Nicht länger hilflos in Seilen und Netzen
Äußere Anlässe waren zunächst mein Ausscheiden aus dem Beruf und
dann der Umzug nach Mainz-Bischofsheim. Da musste ich mich in einer
neuen Umgebung endgültig mit dem Thema Älterwerden beschäftigen.
Und wie immer tat ich das sehr gründlich. Da las ich dann, was andere
schon Schlaues und Absurdes über das Thema geschrieben hatten.
Deutlich zu unterscheiden waren Lob und Klage, wobei letztere im Laufe
der Geschichte allmählich die Oberhand gewann. Die Ehrerbietung
gegenüber dem Alter - allerdings wurden törichte Greise bereits in
der commedia dell' arte heftig verspottet - wich zunehmend dem
Jugendwahn und der Altersangst. An Ciceros De senectute knüpfte
in jüngster Zeit der italienische Rechtsphilosoph Roberto Bobbio an.
Und der war beim Schreiben immerhin schon 83, musste es also wissen!
Weil nun inzwischen die ganze Menschheit älter wird, untersuchte das
MPI für Bildungsforschung in Berlin mit empirischen Methoden auch
die Entwicklung im Alter und kam dabei auf die Weisheit, die freilich
niemand in den Schoß fällt und schon früh eingeübt werden sollte. Im
Rahmen des Seniorenstudiums wurden dann an einzelnen Universitäten
sogar spezielle Trainingskurse dazu angeboten, aber die kamen wohl
bei den meisten viel zu spät. Welch ein Blödsinn also, zumal noch gar
nicht klar ist, ob nicht schon Kinder weise sein können, da sie schon
von mehreren Autoren zu wahren Philosophen erklärt wurden und die
Kinderuniversitäten inzwischen schon von Experten beschallt werden,
um unsere internationale Wettbewerbsfähigkeit zu steigern. Aber ist
das nicht eher ein Zeichen für die Infantilisierung unserer Gesellschaft?

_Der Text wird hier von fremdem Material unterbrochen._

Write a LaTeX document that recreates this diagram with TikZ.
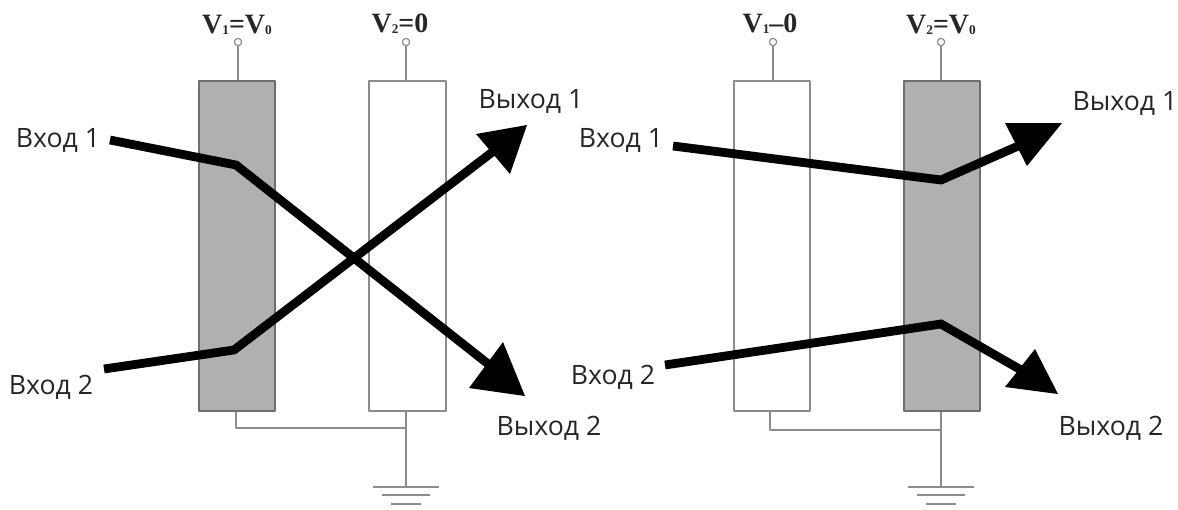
\documentclass[tikz,border=0pt]{standalone}
\usetikzlibrary{calc}
\usepackage{fontspec}
\setmainfont{Open Sans}
\newfontfamily\vfont{Liberation Serif}
\definecolor{wire}{RGB}{140,140,140}
\definecolor{plategray}{RGB}{176,176,176}
\definecolor{plateedge}{RGB}{110,110,110}
\newcommand{\vsub}[1]{\raisebox{-1pt}{\fontsize{10}{10}\selectfont #1}}
\begin{document}
\begin{tikzpicture}[x=0.75pt,y=-0.75pt,line join=round,
  plateon/.style={draw=plateedge,fill=plategray,line width=1.5pt,minimum width=76.5*0.75pt,minimum height=330*0.75pt,inner sep=0pt},
  plateoff/.style={draw=wire,fill=white,line width=1.5pt,minimum width=76.5*0.75pt,minimum height=330*0.75pt,inner sep=0pt},
  wirel/.style={draw=wire,line width=1.1pt},
  term/.style={circle,draw=wire,fill=white,line width=0.9pt,minimum size=5.5pt,inner sep=0pt},
  beam/.style={draw=black,line width=6.6pt,line join=miter},
  tip/.style={fill=black,draw=none},
  lab/.style={font=\fontsize{20}{22}\selectfont,text=black!85,inner sep=0pt},
  vlab/.style={font=\vfont\bfseries\fontsize{21}{23}\selectfont,text=black!85,inner sep=0pt}]
\useasboundingbox (0,0) rectangle (1178,510);
% plates
\node[plateon]  (a1) at (237,246) {};
\node[plateoff] (a2) at (407.5,246) {};
\node[plateoff] (b1) at (772,246) {};
\node[plateon]  (b2) at (942,246) {};
% terminals
\node[term] (ta1) at (238,42) {};
\node[term] (ta2) at (406,42) {};
\node[term] (tb1) at (773,42) {};
\node[term] (tb2) at (941,42) {};
\draw[wirel] (ta1) -- (ta1 |- a1.north);
\draw[wirel] (ta2) -- (ta2 |- a2.north);
\draw[wirel] (tb1) -- (tb1 |- b1.north);
\draw[wirel] (tb2) -- (tb2 |- b2.north);
% voltage labels
\node[vlab] (va1) at (237,25) {V\vsub{1}=V\vsub{0}};
\node[vlab] (va2) at (400,24) {V\vsub{2}=0};
\node[vlab] (vb1) at (770,24) {V\vsub{1}–0};
\node[vlab] (vb2) at (941,25) {V\vsub{2}=V\vsub{0}};
% ground wiring
\coordinate (ja) at (406,428);
\coordinate (jb) at (941,430);
\coordinate (ga) at (406,487);
\coordinate (gb) at (941,487);
\coordinate (fa) at (236,412);
\coordinate (fb) at (770,412);
\draw[wirel] (fa) |- (ja);
\draw[wirel] (a2.south -| ja) -- (ga);
\draw[wirel] (fb) |- (jb);
\draw[wirel] (b2.south -| jb) -- (gb);
\foreach \g in {ga,gb}{
  \draw[wirel] ($(\g)+(-33,0)$) -- ($(\g)+(33,0)$);
  \draw[wirel] ($(\g)+(-24,8)$) -- ($(\g)+(24,8)$);
  \draw[wirel] ($(\g)+(-15,17)$) -- ($(\g)+(15,17)$);
}
% beams left
\coordinate (i1) at (110,140);
\coordinate (k1) at (236,165);
\coordinate (o1) at (492,367);
\coordinate (i2) at (104,369);
\coordinate (k2) at (234,350);
\coordinate (o2) at (495,150);
\draw[beam] (i1) -- (k1) -- (o1);
\draw[beam] (i2) -- (k2) -- (o2);
\fill[tip] (525,396) -- (503,342) -- (469,388) -- cycle;
\fill[tip] (527,125) -- (476,134) -- (510,174) -- cycle;
% beams right
\coordinate (i3) at (673,146);
\coordinate (k3) at (941,180);
\coordinate (o3) at (1025,143);
\coordinate (i4) at (665,365);
\coordinate (k4) at (941,324);
\coordinate (o4) at (1028,374);
\draw[beam] (i3) -- (k3) -- (o3);
\draw[beam] (i4) -- (k4) -- (o4);
\fill[tip] (1062,123) -- (1005,123) -- (1027,166) -- cycle;
\fill[tip] (1058,394) -- (1035,349) -- (1005,387) -- cycle;
% labels
\node[lab] (l1) at (58,140) {Вход 1};
\node[lab] (l2) at (51,387) {Вход 2};
\node[lab] (l3) at (531,101) {Выход 1};
\node[lab] (l4) at (549,428) {Выход 2};
\node[lab] (l5) at (621,140) {Вход 1};
\node[lab] (l6) at (613,377) {Вход 2};
\node[lab] (l7) at (1125,103) {Выход 1};
\node[lab] (l8) at (1111,428) {Выход 2};
\end{tikzpicture}
\end{document}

Jedenfalls ließ mich das Thema, in Würde, Weisheit, mit Zipperleins und
wahrscheinlich multimorbid, älter zu werden, nicht mehr los, und ich
steckte meine Nase sogar eine Zeitlang in gerontologische Fachliteratur.

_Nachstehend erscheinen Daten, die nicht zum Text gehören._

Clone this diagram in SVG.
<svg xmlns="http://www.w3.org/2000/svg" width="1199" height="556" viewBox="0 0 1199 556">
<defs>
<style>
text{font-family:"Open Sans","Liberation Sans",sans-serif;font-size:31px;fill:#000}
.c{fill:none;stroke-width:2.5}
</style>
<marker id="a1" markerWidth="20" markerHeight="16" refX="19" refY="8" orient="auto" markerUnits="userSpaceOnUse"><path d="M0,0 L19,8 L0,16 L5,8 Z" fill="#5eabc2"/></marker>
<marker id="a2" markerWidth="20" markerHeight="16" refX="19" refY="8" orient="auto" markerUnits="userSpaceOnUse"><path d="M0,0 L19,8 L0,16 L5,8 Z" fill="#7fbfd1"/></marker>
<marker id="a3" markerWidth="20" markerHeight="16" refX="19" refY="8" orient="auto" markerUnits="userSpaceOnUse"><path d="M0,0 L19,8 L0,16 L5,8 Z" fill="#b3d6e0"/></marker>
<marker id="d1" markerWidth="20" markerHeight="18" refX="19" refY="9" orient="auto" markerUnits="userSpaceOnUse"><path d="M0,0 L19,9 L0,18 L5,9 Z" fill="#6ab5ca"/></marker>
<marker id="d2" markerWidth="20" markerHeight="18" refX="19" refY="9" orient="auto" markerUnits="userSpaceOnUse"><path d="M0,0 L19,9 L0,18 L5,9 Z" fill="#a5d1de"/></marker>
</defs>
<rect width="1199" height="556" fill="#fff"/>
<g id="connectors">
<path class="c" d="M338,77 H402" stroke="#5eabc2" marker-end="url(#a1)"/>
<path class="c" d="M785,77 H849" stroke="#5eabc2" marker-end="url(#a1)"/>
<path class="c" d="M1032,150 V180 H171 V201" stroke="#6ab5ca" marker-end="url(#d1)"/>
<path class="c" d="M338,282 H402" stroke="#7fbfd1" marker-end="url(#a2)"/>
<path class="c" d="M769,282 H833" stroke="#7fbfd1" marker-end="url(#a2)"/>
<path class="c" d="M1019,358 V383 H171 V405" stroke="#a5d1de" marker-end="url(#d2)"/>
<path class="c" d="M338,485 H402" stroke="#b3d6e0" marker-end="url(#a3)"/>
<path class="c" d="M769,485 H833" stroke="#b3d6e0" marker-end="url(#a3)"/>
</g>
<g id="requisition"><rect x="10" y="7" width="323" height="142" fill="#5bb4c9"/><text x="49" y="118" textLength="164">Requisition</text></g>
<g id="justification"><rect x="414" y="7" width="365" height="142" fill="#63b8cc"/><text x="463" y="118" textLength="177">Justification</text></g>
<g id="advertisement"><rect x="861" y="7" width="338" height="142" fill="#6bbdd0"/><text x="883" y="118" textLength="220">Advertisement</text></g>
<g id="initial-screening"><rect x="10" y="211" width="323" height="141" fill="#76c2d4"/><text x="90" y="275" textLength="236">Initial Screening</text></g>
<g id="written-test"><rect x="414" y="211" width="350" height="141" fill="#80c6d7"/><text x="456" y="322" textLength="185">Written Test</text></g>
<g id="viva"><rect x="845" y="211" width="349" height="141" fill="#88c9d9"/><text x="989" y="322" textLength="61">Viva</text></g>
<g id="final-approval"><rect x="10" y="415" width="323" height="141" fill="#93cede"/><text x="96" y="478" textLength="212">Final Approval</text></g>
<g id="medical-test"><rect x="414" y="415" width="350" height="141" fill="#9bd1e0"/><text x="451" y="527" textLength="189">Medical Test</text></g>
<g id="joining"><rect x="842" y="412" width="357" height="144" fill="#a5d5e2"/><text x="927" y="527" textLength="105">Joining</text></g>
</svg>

Dabei wurde mir schließlich klar, dass auch hier die komplexe Realität
höchstens multifaktoriell mit unserer begrenzten Gehirnkapazität
angemessen interpretiert werden kann.
Ja, das Leben ist eben nicht nur eine Angelegenheit von Ernährung,
Fitnessstudios und Reisen. Und auch die Doppelhelix mit ihren basischen
Buchstabensequenzen allein bringt es nicht. Denn was die Menschen
in einer hyperindividualisierten Gesellschaft am meisten bedrückt,
ist doch, ehrlich gestanden, die Einsamkeit, gerade bei hoher
Betriebsamkeit (vgl. Paul Virilios „Rasender Stillstand“). Deshalb wird
uns schon länger von allen Seiten zugerufen - vernetzt euch, vernetzt
euch endlich - höchstpersönlich, am Telefon und natürlich auch im
Internet, beruflich und privat aber z.B. auch altersspezifisch. Und so stieg
ich dann erwartungsvoll in das Seniorennetzwerk 55Plus Wiesbaden ein
und gehörte dort schon bald zu den Aktiven. Nach dem Muster der
Cafés philos in Paris gründete ich einen Diskussionsclub für Praktische
Philosophie, wo jeder/jede reden kann, wie ihm/ihr der Schnabel
gewachsen ist. Ab und zu gebe ich als Semiprofi meinen Senf dazu. Und
hinterher gehen wir dann meistens noch auf ein Bier. Das funktioniert -
auf jeden Fall in der Dritten Lebensphase - ganz prima. Von der vierten
will ich hier lieber nicht reden. Denn dann brauchst Du vor allem Mut!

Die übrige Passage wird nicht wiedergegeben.